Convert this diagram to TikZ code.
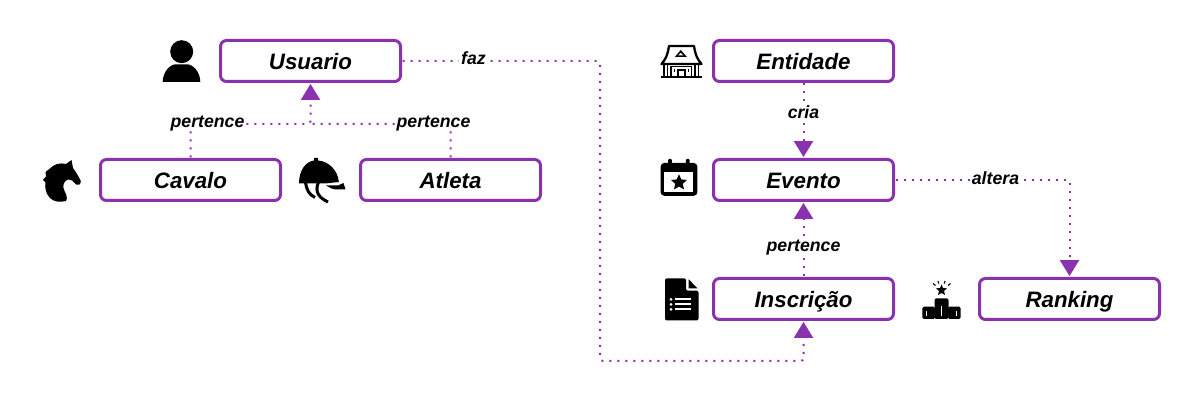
\documentclass[tikz,border=0pt]{standalone}
\usepackage{fontspec}
\setmainfont{Liberation Sans}
\usetikzlibrary{arrows.meta}
\definecolor{purp}{HTML}{8A32AE}
\tikzset{
  entity/.style={draw=purp,line width=3pt,rounded corners=6pt,minimum width=180pt,minimum height=41pt,inner sep=0pt,outer sep=0pt,fill=white,text height=18pt,text depth=0pt,font=\fontsize{22.3pt}{24pt}\selectfont\bfseries\itshape},
  rel/.style={fill=white,inner xsep=2pt,inner ysep=1pt,text height=13pt,text depth=0pt,font=\fontsize{17.7pt}{20pt}\selectfont\bfseries\itshape},
  link/.style={draw=purp,line width=2pt,dash pattern=on 2pt off 6pt,dash phase=6pt,rounded corners=3pt},
  head/.style={-{Triangle[length=16pt,width=19pt,sep=0pt]},shorten >=2.4pt},
}
\begin{document}
\begin{tikzpicture}[x=1pt,y=-1pt]
\useasboundingbox (0,0) rectangle (1200,403);
% nodes
\node[entity] (usuario) at (310.5,61) {Usuario};
\node[entity] (cavalo) at (190.5,180) {Cavalo};
\node[entity] (atleta) at (450.5,180) {Atleta};
\node[entity] (entidade) at (803.5,61) {Entidade};
\node[entity] (evento) at (803.5,180) {Evento};
\node[entity] (inscricao) at (803.5,299) {Inscrição};
\node[entity] (ranking) at (1069.5,299) {Ranking};
% junctions
\coordinate (jc) at (190.5,124);
\coordinate (ja) at (450.5,124);
\coordinate (jm) at (310.5,124);
\coordinate (jf) at (600,61);
\coordinate (jg) at (600,361);
\coordinate (jh) at (803.5,361);
\coordinate (jr) at (1069.5,180);
% connectors
\draw[link,head] (cavalo.north) -- (jc) -- (jm) -- (usuario.south);
\draw[link] (atleta.north) -- (ja) -- (jm);
\draw[link,head] (usuario.east) -- (jf) -- (jg) -- (jh) -- (inscricao.south);
\draw[link,head] (entidade.south) -- (evento.north);
\draw[link,head] (inscricao.north) -- (evento.south);
\draw[link,head] (evento.east) -- (jr) -- (ranking.north);
% labels
\node[rel] (l1) at (207.5,121.2) {pertence};
\node[rel] (l2) at (433.5,121.2) {pertence};
\node[rel] (l3) at (473.5,58.3) {faz};
\node[rel] (l4) at (803.5,111.8) {cria};
\node[rel] (l5) at (803.5,245) {pertence};
\node[rel] (l6) at (995.5,177.8) {altera};
% person
\fill (181.7,51.7) circle (11.5);
\fill (162.7,82) .. controls (162.7,72) and (170,64.3) .. (176,64.3) -- (187,64.3) .. controls (193,64.3) and (200.3,72) .. (200.3,82) -- cycle;
% horse
\fill (71.5,160) -- (73,168) .. controls (76,172) and (79,177) .. (80.8,181) .. controls (81,184.5) and (78,186) .. (76,184.5)
 .. controls (73,181) and (71,179) .. (68,179.5) .. controls (63.5,181) and (62,186) .. (64.5,191) .. controls (66,194) and (68,198) .. (66,201)
 .. controls (60,202.5) and (54,202) .. (50,198) .. controls (46,194) and (44.5,188) .. (45.5,182) -- (42.8,180) -- (46,176.5) -- (45.5,172) -- (50,168.5)
 .. controls (54,164) and (60,162.5) .. (66,164) -- cycle;
% helmet
\fill (299,183.3) .. controls (299,170) and (306,161.5) .. (314,160.5) -- (314,158) -- (318,158) -- (318,160.5) .. controls (328,161) and (338,170) .. (338.8,182) -- (327,183.3) -- cycle;
\fill (326,185.5) -- (338,185.5) -- (343.5,183) -- (345.5,189.5) -- (336,189.5) .. controls (332,189) and (329,187.5) .. (326,185.5) -- cycle;
\draw[line width=3pt] (305.5,182) .. controls (306.5,190) and (309,194.5) .. (315,197.5);
\draw[line width=3pt] (318.5,182) .. controls (314,193) and (320,198) .. (328,202);
% building
\draw[line width=2.3pt,line join=round] (661.5,64) .. controls (665,60) and (667.5,56) .. (669,46) -- (694,46) .. controls (695.5,56) and (698,60) .. (701.5,64) -- cycle;
\fill (680.7,50) -- (686.8,56.8) -- (675,56.8) -- cycle;
\fill[white] (680.7,52.8) -- (683.3,55.4) -- (678.3,55.4) -- cycle;
\draw[line width=2pt] (660.5,76.6) -- (702,76.6);
\foreach \x in {664,667.5,695,698.5}{\draw[line width=1.8pt] (\x,64) -- (\x,76);}
\draw[line width=1.8pt] (671,66.5) -- (691.5,66.5) -- (691.5,76) (671,66.5) -- (671,76);
\draw[line width=1.8pt] (678,76) -- (678,70) -- (685,70) -- (685,76);
\fill (673.5,69) rectangle (675.2,72);
\fill (687.5,69) rectangle (689.2,72);
% calendar
\fill[rounded corners=3.5pt] (660.7,163) rectangle (697.3,195.8);
\fill[white] (664.4,171.7) rectangle (693.3,191.8);
\fill[rounded corners=1pt] (668.2,159) rectangle (671.8,166);
\fill[rounded corners=1pt] (685.9,159) rectangle (689.5,166);
\fill (679,174.3) -- (681.3,179.4) -- (687,180) -- (682.8,183.8) -- (684,189.4) -- (679,186.6) -- (674,189.4) -- (675.2,183.8) -- (671,180) -- (676.7,179.4) -- cycle;
% document
\fill[rounded corners=2pt] (665,278.3) -- (686,278.3) -- (686,290.7) -- (698.5,290.7) -- (698.5,320.5) -- (665,320.5) -- cycle;
\fill (688.7,279.3) -- (697.3,288.3) -- (688.7,288.3) -- cycle;
\foreach \y in {299.3,304.3,309.3}{
  \fill[white] (671,\y) circle (1.5);
  \fill[white] (675,{\y-1.2}) rectangle (690.5,{\y+1.2});
}
% podium
\fill[rounded corners=1.5pt] (922.3,319) -- (922.3,306.7) -- (935,306.7) -- (935,319) -- cycle;
\fill[rounded corners=1.5pt] (948,319) -- (948,306.7) -- (960.7,306.7) -- (960.7,319) -- cycle;
\fill[rounded corners=2pt] (934.5,319) -- (934.5,298.3) -- (948.5,298.3) -- (948.5,319) -- cycle;
\fill[white] (926,311) rectangle (927.3,316);
\fill[white] (940.9,306) rectangle (942.2,316);
\fill[white] (955.7,311) rectangle (957,316);
\fill (941.5,284.5) -- (943,288) -- (947,288.4) -- (944,291) -- (945,295) -- (941.5,293) -- (938,295) -- (939,291) -- (936,288.4) -- (940,288) -- cycle;
\draw[line width=1.1pt] (933,283.5) -- (935.5,285.5) (938,281) -- (938.8,283.5) (945,281) -- (944.2,283.5) (950.5,283.5) -- (948,285.5);
\end{tikzpicture}
\end{document}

• [Prompt] Every line above should be repeated exactly; pictures stay out of the copy.

• [Correct response]
Convert this diagram to TikZ code.
\documentclass[tikz,border=0pt]{standalone}
\usepackage{fontspec}
\setmainfont{Liberation Sans}
\usetikzlibrary{arrows.meta}
\definecolor{purp}{HTML}{8A32AE}
\tikzset{
  entity/.style={draw=purp,line width=3pt,rounded corners=6pt,minimum width=180pt,minimum height=41pt,inner sep=0pt,outer sep=0pt,fill=white,text height=18pt,text depth=0pt,font=\fontsize{22.3pt}{24pt}\selectfont\bfseries\itshape},
  rel/.style={fill=white,inner xsep=2pt,inner ysep=1pt,text height=13pt,text depth=0pt,font=\fontsize{17.7pt}{20pt}\selectfont\bfseries\itshape},
  link/.style={draw=purp,line width=2pt,dash pattern=on 2pt off 6pt,dash phase=6pt,rounded corners=3pt},
  head/.style={-{Triangle[length=16pt,width=19pt,sep=0pt]},shorten >=2.4pt},
}
\begin{document}
\begin{tikzpicture}[x=1pt,y=-1pt]
\useasboundingbox (0,0) rectangle (1200,403);
% nodes
\node[entity] (usuario) at (310.5,61) {Usuario};
\node[entity] (cavalo) at (190.5,180) {Cavalo};
\node[entity] (atleta) at (450.5,180) {Atleta};
\node[entity] (entidade) at (803.5,61) {Entidade};
\node[entity] (evento) at (803.5,180) {Evento};
\node[entity] (inscricao) at (803.5,299) {Inscrição};
\node[entity] (ranking) at (1069.5,299) {Ranking};
% junctions
\coordinate (jc) at (190.5,124);
\coordinate (ja) at (450.5,124);
\coordinate (jm) at (310.5,124);
\coordinate (jf) at (600,61);
\coordinate (jg) at (600,361);
\coordinate (jh) at (803.5,361);
\coordinate (jr) at (1069.5,180);
% connectors
\draw[link,head] (cavalo.north) -- (jc) -- (jm) -- (usuario.south);
\draw[link] (atleta.north) -- (ja) -- (jm);
\draw[link,head] (usuario.east) -- (jf) -- (jg) -- (jh) -- (inscricao.south);
\draw[link,head] (entidade.south) -- (evento.north);
\draw[link,head] (inscricao.north) -- (evento.south);
\draw[link,head] (evento.east) -- (jr) -- (ranking.north);
% labels
\node[rel] (l1) at (207.5,121.2) {pertence};
\node[rel] (l2) at (433.5,121.2) {pertence};
\node[rel] (l3) at (473.5,58.3) {faz};
\node[rel] (l4) at (803.5,111.8) {cria};
\node[rel] (l5) at (803.5,245) {pertence};
\node[rel] (l6) at (995.5,177.8) {altera};
% person
\fill (181.7,51.7) circle (11.5);
\fill (162.7,82) .. controls (162.7,72) and (170,64.3) .. (176,64.3) -- (187,64.3) .. controls (193,64.3) and (200.3,72) .. (200.3,82) -- cycle;
% horse
\fill (71.5,160) -- (73,168) .. controls (76,172) and (79,177) .. (80.8,181) .. controls (81,184.5) and (78,186) .. (76,184.5)
 .. controls (73,181) and (71,179) .. (68,179.5) .. controls (63.5,181) and (62,186) .. (64.5,191) .. controls (66,194) and (68,198) .. (66,201)
 .. controls (60,202.5) and (54,202) .. (50,198) .. controls (46,194) and (44.5,188) .. (45.5,182) -- (42.8,180) -- (46,176.5) -- (45.5,172) -- (50,168.5)
 .. controls (54,164) and (60,162.5) .. (66,164) -- cycle;
% helmet
\fill (299,183.3) .. controls (299,170) and (306,161.5) .. (314,160.5) -- (314,158) -- (318,158) -- (318,160.5) .. controls (328,161) and (338,170) .. (338.8,182) -- (327,183.3) -- cycle;
\fill (326,185.5) -- (338,185.5) -- (343.5,183) -- (345.5,189.5) -- (336,189.5) .. controls (332,189) and (329,187.5) .. (326,185.5) -- cycle;
\draw[line width=3pt] (305.5,182) .. controls (306.5,190) and (309,194.5) .. (315,197.5);
\draw[line width=3pt] (318.5,182) .. controls (314,193) and (320,198) .. (328,202);
% building
\draw[line width=2.3pt,line join=round] (661.5,64) .. controls (665,60) and (667.5,56) .. (669,46) -- (694,46) .. controls (695.5,56) and (698,60) .. (701.5,64) -- cycle;
\fill (680.7,50) -- (686.8,56.8) -- (675,56.8) -- cycle;
\fill[white] (680.7,52.8) -- (683.3,55.4) -- (678.3,55.4) -- cycle;
\draw[line width=2pt] (660.5,76.6) -- (702,76.6);
\foreach \x in {664,667.5,695,698.5}{\draw[line width=1.8pt] (\x,64) -- (\x,76);}
\draw[line width=1.8pt] (671,66.5) -- (691.5,66.5) -- (691.5,76) (671,66.5) -- (671,76);
\draw[line width=1.8pt] (678,76) -- (678,70) -- (685,70) -- (685,76);
\fill (673.5,69) rectangle (675.2,72);
\fill (687.5,69) rectangle (689.2,72);
% calendar
\fill[rounded corners=3.5pt] (660.7,163) rectangle (697.3,195.8);
\fill[white] (664.4,171.7) rectangle (693.3,191.8);
\fill[rounded corners=1pt] (668.2,159) rectangle (671.8,166);
\fill[rounded corners=1pt] (685.9,159) rectangle (689.5,166);
\fill (679,174.3) -- (681.3,179.4) -- (687,180) -- (682.8,183.8) -- (684,189.4) -- (679,186.6) -- (674,189.4) -- (675.2,183.8) -- (671,180) -- (676.7,179.4) -- cycle;
% document
\fill[rounded corners=2pt] (665,278.3) -- (686,278.3) -- (686,290.7) -- (698.5,290.7) -- (698.5,320.5) -- (665,320.5) -- cycle;
\fill (688.7,279.3) -- (697.3,288.3) -- (688.7,288.3) -- cycle;
\foreach \y in {299.3,304.3,309.3}{
  \fill[white] (671,\y) circle (1.5);
  \fill[white] (675,{\y-1.2}) rectangle (690.5,{\y+1.2});
}
% podium
\fill[rounded corners=1.5pt] (922.3,319) -- (922.3,306.7) -- (935,306.7) -- (935,319) -- cycle;
\fill[rounded corners=1.5pt] (948,319) -- (948,306.7) -- (960.7,306.7) -- (960.7,319) -- cycle;
\fill[rounded corners=2pt] (934.5,319) -- (934.5,298.3) -- (948.5,298.3) -- (948.5,319) -- cycle;
\fill[white] (926,311) rectangle (927.3,316);
\fill[white] (940.9,306) rectangle (942.2,316);
\fill[white] (955.7,311) rectangle (957,316);
\fill (941.5,284.5) -- (943,288) -- (947,288.4) -- (944,291) -- (945,295) -- (941.5,293) -- (938,295) -- (939,291) -- (936,288.4) -- (940,288) -- cycle;
\draw[line width=1.1pt] (933,283.5) -- (935.5,285.5) (938,281) -- (938.8,283.5) (945,281) -- (944.2,283.5) (950.5,283.5) -- (948,285.5);
\end{tikzpicture}
\end{document}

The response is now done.